Work required — Take the lines of the data below from the very first through the line containing "from matplotlib.patches import Rectangle" and output them exactly, pictures excluded.

Data segment —
_ _ _ _ _ _ _

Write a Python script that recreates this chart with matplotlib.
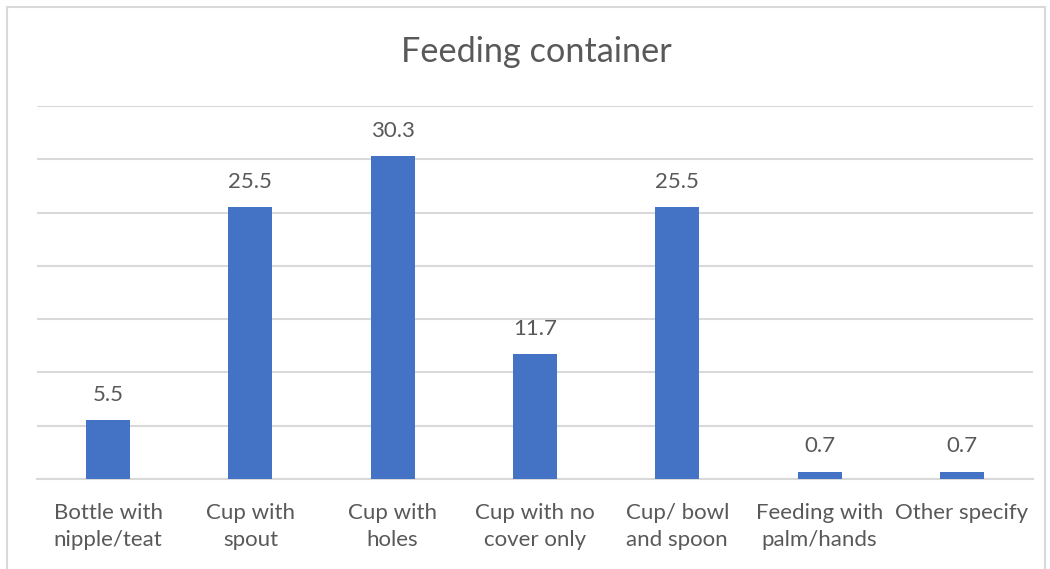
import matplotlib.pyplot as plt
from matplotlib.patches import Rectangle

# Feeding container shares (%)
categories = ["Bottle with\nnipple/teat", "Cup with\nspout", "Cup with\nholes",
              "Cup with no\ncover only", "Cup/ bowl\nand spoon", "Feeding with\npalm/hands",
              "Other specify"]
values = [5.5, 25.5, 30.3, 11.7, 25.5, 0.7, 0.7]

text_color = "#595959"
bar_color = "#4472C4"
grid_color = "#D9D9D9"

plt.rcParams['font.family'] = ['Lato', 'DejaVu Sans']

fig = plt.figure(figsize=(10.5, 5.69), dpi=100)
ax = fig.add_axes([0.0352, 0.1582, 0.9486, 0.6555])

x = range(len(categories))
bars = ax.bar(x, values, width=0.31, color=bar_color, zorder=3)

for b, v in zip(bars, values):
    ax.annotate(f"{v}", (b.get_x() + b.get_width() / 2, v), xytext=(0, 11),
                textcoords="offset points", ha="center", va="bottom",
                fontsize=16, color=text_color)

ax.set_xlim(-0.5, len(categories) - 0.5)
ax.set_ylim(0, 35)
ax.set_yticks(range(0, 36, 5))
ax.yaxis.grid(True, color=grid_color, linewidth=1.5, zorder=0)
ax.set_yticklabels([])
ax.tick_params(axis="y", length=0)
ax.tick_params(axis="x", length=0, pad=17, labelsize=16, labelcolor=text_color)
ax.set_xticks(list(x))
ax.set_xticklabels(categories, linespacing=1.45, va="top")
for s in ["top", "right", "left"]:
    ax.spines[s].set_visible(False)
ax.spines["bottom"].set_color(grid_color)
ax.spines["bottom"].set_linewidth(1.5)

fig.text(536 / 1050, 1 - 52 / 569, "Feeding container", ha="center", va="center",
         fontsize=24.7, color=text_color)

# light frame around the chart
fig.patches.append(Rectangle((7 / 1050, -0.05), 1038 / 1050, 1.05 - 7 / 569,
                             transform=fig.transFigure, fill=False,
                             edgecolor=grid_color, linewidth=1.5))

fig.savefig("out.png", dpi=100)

_ _ _ _ _ _ _

Result of this task —
Write a Python script that recreates this chart with matplotlib.
import matplotlib.pyplot as plt
from matplotlib.patches import Rectangle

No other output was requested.